Now, there are many reasons for the US to do poorly on PISA exams, including the obvious-- US students don't care about the test. It is also important to note that US PISA scores have never been great. And that changes in the test make current comparisons suspect. But the most important question to ask about PISA results is this one--

So what?

Kress points out that once again we've been smoked by Estonia and Poland, and he points it out like it should be a call to action. But why? Do PISA scores correlate to anything important, like economic strength or political standing or family cohesion or the happiness of a nation's citizens? If we raise our PISA scores, then what benefit will the USA garner other than the chance to instruct the US ambassador to Estonia to go tell Estonians, "In your face, bitches!" As reform-friendly Jay Greene has pointed out at length, test results don't have any predictive power when it comes to life outcomes. So why do we even care about raising the PISA scores. And more importantly, what other educational work would Kress have us abandon in order to make room for more test preparation?

Bottom Line

Sandy Kress got it wrong in Texas, and he got it wrong with No Child Left Behind, a program that virtually nobody holds up as an example of a great government program that achieved great things. And unlike some reformsters who have shown a willingness to say, "Okay, some of this just isn't working," Kress keeps on insisting that we are on the brink of educational disaster and people have to use his great ideas right now!
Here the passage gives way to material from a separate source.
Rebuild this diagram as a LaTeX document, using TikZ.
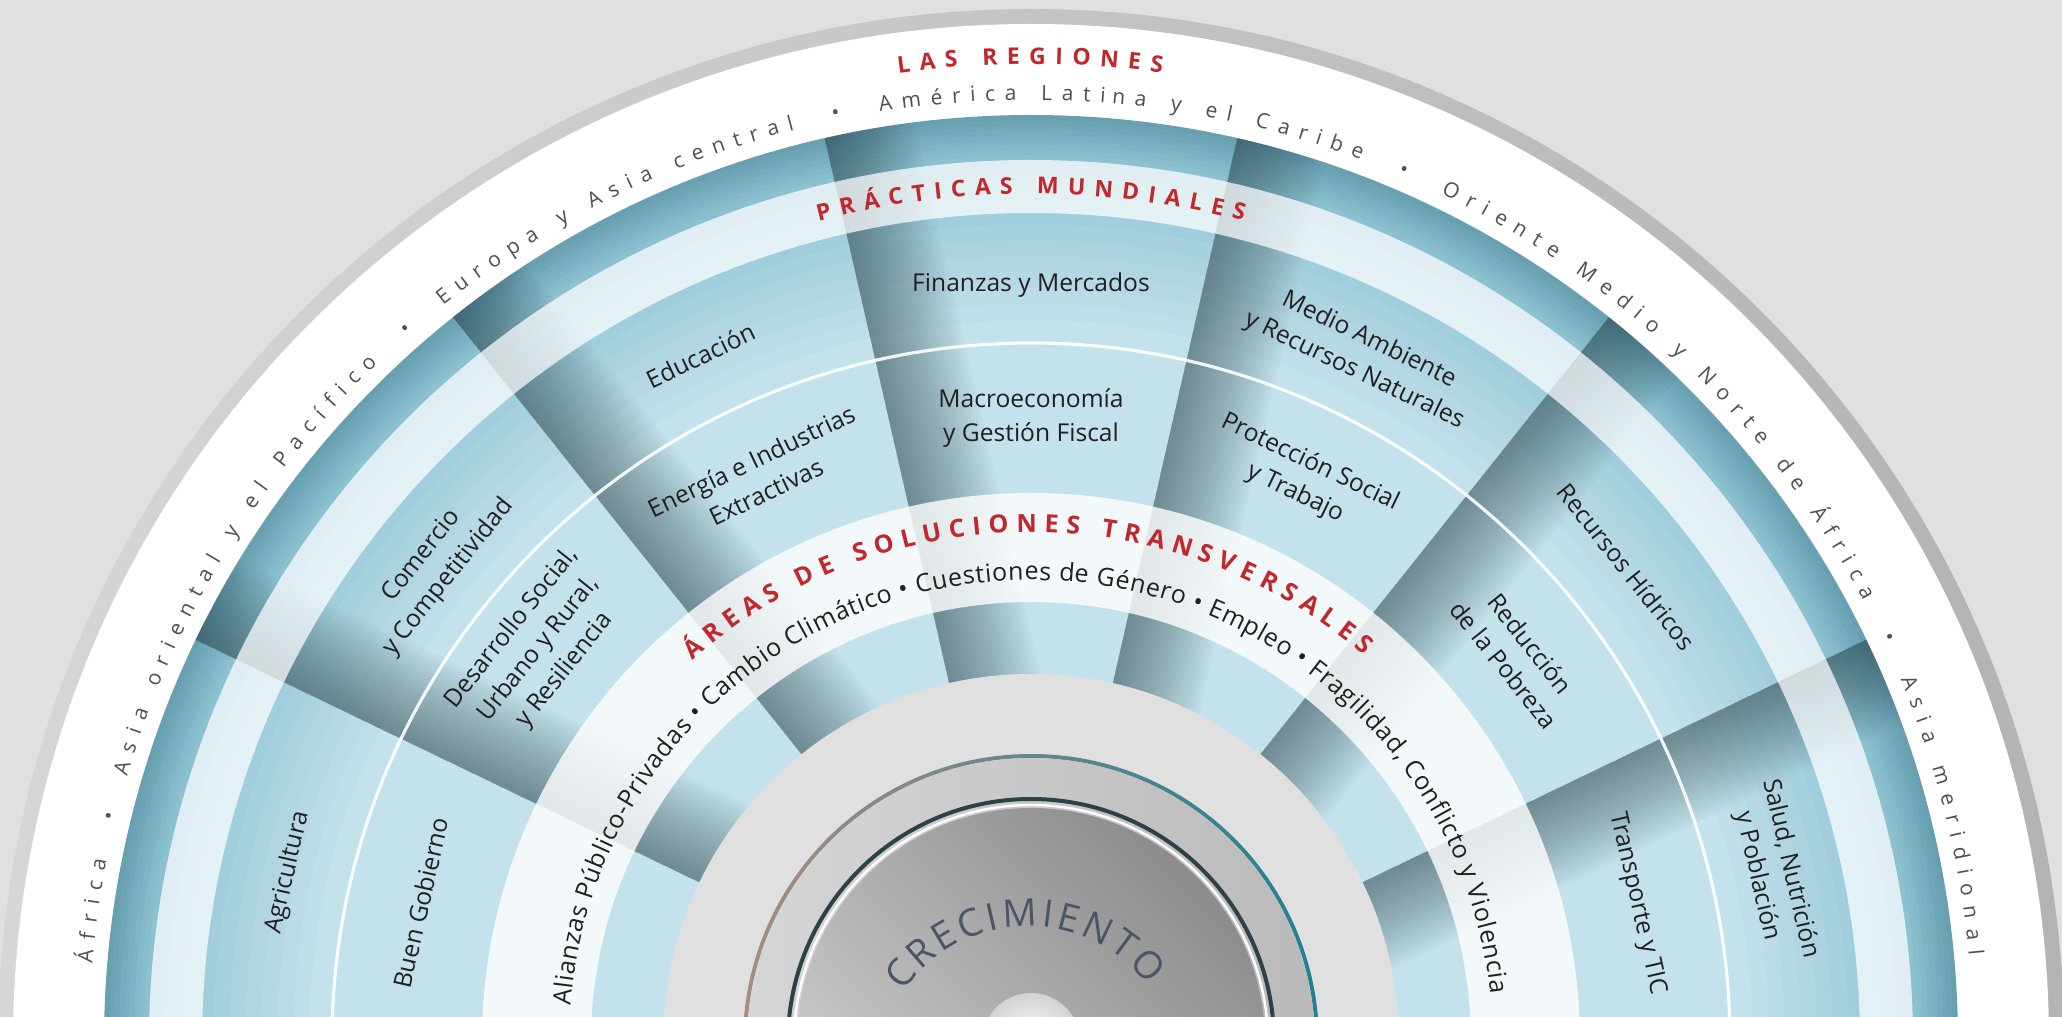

We've been field testing test-centered accountability for almost twenty years-- long enough that entire generation of children have been educated while soaking in the stuff-- and we have nothing to show for it but corporate profits, people abandoning the teaching profession, and educational results that show the gaps created when schools dropped actual education in order to prep for the Big Standardized Test. We have tried Kress's ideas. They have failed.

I'm not going to argue that the Texas legislature has the answers. But they are not going to find the answers by listening to Sandy Kress.